_Given data:_

········

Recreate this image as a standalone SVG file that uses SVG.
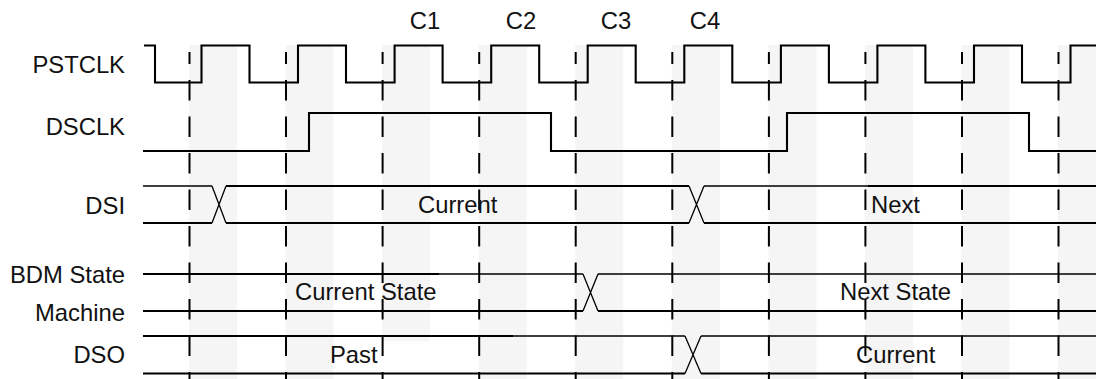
<svg xmlns="http://www.w3.org/2000/svg" width="1096" height="379" viewBox="0 0 1096 379">
  <style>
    .band { fill: #f5f5f5; }
    .grid { fill: none; stroke: #000; stroke-width: 2; stroke-dasharray: 20.5 16; stroke-dashoffset: 8.5; }
    .sig { fill: none; stroke: #000; stroke-width: 2.1; }
    .thin { fill: none; stroke: #000; stroke-width: 1.3; }
    text { font-family: "Liberation Sans", Arial, Helvetica, sans-serif; font-size: 23.8px; fill: #111; }
    .lbl { text-anchor: end; }
    .mid { text-anchor: middle; }
  </style>
  <rect width="1096" height="379" fill="#fff"/>
  <g id="bands">
    <rect class="band" x="189" y="45" width="48" height="334"/>
    <rect class="band" x="285.6" y="45" width="48" height="334"/>
    <rect class="band" x="382.1" y="45" width="48" height="296"/>
    <rect class="band" x="478.7" y="45" width="48" height="334"/>
    <rect class="band" x="575.2" y="45" width="48" height="334"/>
    <rect class="band" x="671.8" y="45" width="48" height="334"/>
    <rect class="band" x="768.4" y="45" width="48" height="334"/>
    <rect class="band" x="864.9" y="45" width="48" height="334"/>
    <rect class="band" x="961.5" y="45" width="48" height="334"/>
    <rect class="band" x="1058" y="45" width="48" height="334"/>
  </g>
  <g id="connectors">
    <path class="grid" d="M189.5 52V379M286 52V379M382.6 52V379M479.2 52V379M575.7 52V379M672.3 52V379M768.9 52V379M865.4 52V379M962 52V379M1058.5 52V379"/>
  </g>
  <g id="cycle-labels">
    <text class="mid" x="425" y="29">C1</text>
    <text class="mid" x="521" y="29">C2</text>
    <text class="mid" x="616" y="29">C3</text>
    <text class="mid" x="705" y="29">C4</text>
  </g>
  <g id="pstclk">
    <text class="lbl" x="125" y="73">PSTCLK</text>
    <path class="sig" d="M144 45.5H155V82.5H201.5V45.5H249.5V82.5H298V45.5H346V82.5H394.6V45.5H442.6V82.5H491.2V45.5H539.2V82.5H587.7V45.5H635.7V82.5H684.3V45.5H732.3V82.5H780.9V45.5H828.9V82.5H877.4V45.5H925.4V82.5H974V45.5H1022V82.5H1070.5V45.5H1096"/>
  </g>
  <g id="dsclk">
    <text class="lbl" x="125" y="135">DSCLK</text>
    <path class="sig" d="M143 151H309V113H551V151H787V113H1029V151H1096"/>
  </g>
  <g id="dsi">
    <text class="lbl" x="125" y="214">DSI</text>
    <path class="sig" d="M226 186H689M868 186H1096M143 223H212M226 223H689M704 223H1096"/>
    <path class="thin" d="M143 186H212M704 186H868M212 186L226 223M212 223L226 186M689 186L704 223M689 223L704 186"/>
    <text x="418" y="213">Current</text>
    <text x="871" y="213">Next</text>
  </g>
  <g id="bdm">
    <text class="lbl" x="125" y="283">BDM State</text>
    <text class="lbl" x="125" y="321">Machine</text>
    <path class="sig" d="M143 274H439M143 311H583M598 311H1096"/>
    <path class="thin" d="M439 274H583M598 274H1096M583 274L598 311M583 311L598 274"/>
    <text x="295" y="300">Current State</text>
    <text x="840" y="300">Next State</text>
  </g>
  <g id="dso">
    <text class="lbl" x="125" y="363">DSO</text>
    <path class="sig" d="M143 336H513M143 373.5H685M701 373.5H1096"/>
    <path class="thin" d="M513 336H685M701 336H1096M685 336L701 373.5M685 373.5L701 336"/>
    <text x="330" y="363">Past</text>
    <text x="856" y="363">Current</text>
  </g>
</svg>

········

_What to work on:_ Transcribe the preceding listing in its entirety and with exact wording, leaving out pictures.

_Exercise response:_
Recreate this image as a standalone SVG file that uses SVG.
<svg xmlns="http://www.w3.org/2000/svg" width="1096" height="379" viewBox="0 0 1096 379">
  <style>
    .band { fill: #f5f5f5; }
    .grid { fill: none; stroke: #000; stroke-width: 2; stroke-dasharray: 20.5 16; stroke-dashoffset: 8.5; }
    .sig { fill: none; stroke: #000; stroke-width: 2.1; }
    .thin { fill: none; stroke: #000; stroke-width: 1.3; }
    text { font-family: "Liberation Sans", Arial, Helvetica, sans-serif; font-size: 23.8px; fill: #111; }
    .lbl { text-anchor: end; }
    .mid { text-anchor: middle; }
  </style>
  <rect width="1096" height="379" fill="#fff"/>
  <g id="bands">
    <rect class="band" x="189" y="45" width="48" height="334"/>
    <rect class="band" x="285.6" y="45" width="48" height="334"/>
    <rect class="band" x="382.1" y="45" width="48" height="296"/>
    <rect class="band" x="478.7" y="45" width="48" height="334"/>
    <rect class="band" x="575.2" y="45" width="48" height="334"/>
    <rect class="band" x="671.8" y="45" width="48" height="334"/>
    <rect class="band" x="768.4" y="45" width="48" height="334"/>
    <rect class="band" x="864.9" y="45" width="48" height="334"/>
    <rect class="band" x="961.5" y="45" width="48" height="334"/>
    <rect class="band" x="1058" y="45" width="48" height="334"/>
  </g>
  <g id="connectors">
    <path class="grid" d="M189.5 52V379M286 52V379M382.6 52V379M479.2 52V379M575.7 52V379M672.3 52V379M768.9 52V379M865.4 52V379M962 52V379M1058.5 52V379"/>
  </g>
  <g id="cycle-labels">
    <text class="mid" x="425" y="29">C1</text>
    <text class="mid" x="521" y="29">C2</text>
    <text class="mid" x="616" y="29">C3</text>
    <text class="mid" x="705" y="29">C4</text>
  </g>
  <g id="pstclk">
    <text class="lbl" x="125" y="73">PSTCLK</text>
    <path class="sig" d="M144 45.5H155V82.5H201.5V45.5H249.5V82.5H298V45.5H346V82.5H394.6V45.5H442.6V82.5H491.2V45.5H539.2V82.5H587.7V45.5H635.7V82.5H684.3V45.5H732.3V82.5H780.9V45.5H828.9V82.5H877.4V45.5H925.4V82.5H974V45.5H1022V82.5H1070.5V45.5H1096"/>
  </g>
  <g id="dsclk">
    <text class="lbl" x="125" y="135">DSCLK</text>
    <path class="sig" d="M143 151H309V113H551V151H787V113H1029V151H1096"/>
  </g>
  <g id="dsi">
    <text class="lbl" x="125" y="214">DSI</text>
    <path class="sig" d="M226 186H689M868 186H1096M143 223H212M226 223H689M704 223H1096"/>
    <path class="thin" d="M143 186H212M704 186H868M212 186L226 223M212 223L226 186M689 186L704 223M689 223L704 186"/>
    <text x="418" y="213">Current</text>
    <text x="871" y="213">Next</text>
  </g>
  <g id="bdm">
    <text class="lbl" x="125" y="283">BDM State</text>
    <text class="lbl" x="125" y="321">Machine</text>
    <path class="sig" d="M143 274H439M143 311H583M598 311H1096"/>
    <path class="thin" d="M439 274H583M598 274H1096M583 274L598 311M583 311L598 274"/>
    <text x="295" y="300">Current State</text>
    <text x="840" y="300">Next State</text>
  </g>
  <g id="dso">
    <text class="lbl" x="125" y="363">DSO</text>
    <path class="sig" d="M143 336H513M143 373.5H685M701 373.5H1096"/>
    <path class="thin" d="M513 336H685M701 336H1096M685 336L701 373.5M685 373.5L701 336"/>
    <text x="330" y="363">Past</text>
    <text x="856" y="363">Current</text>
  </g>
</svg>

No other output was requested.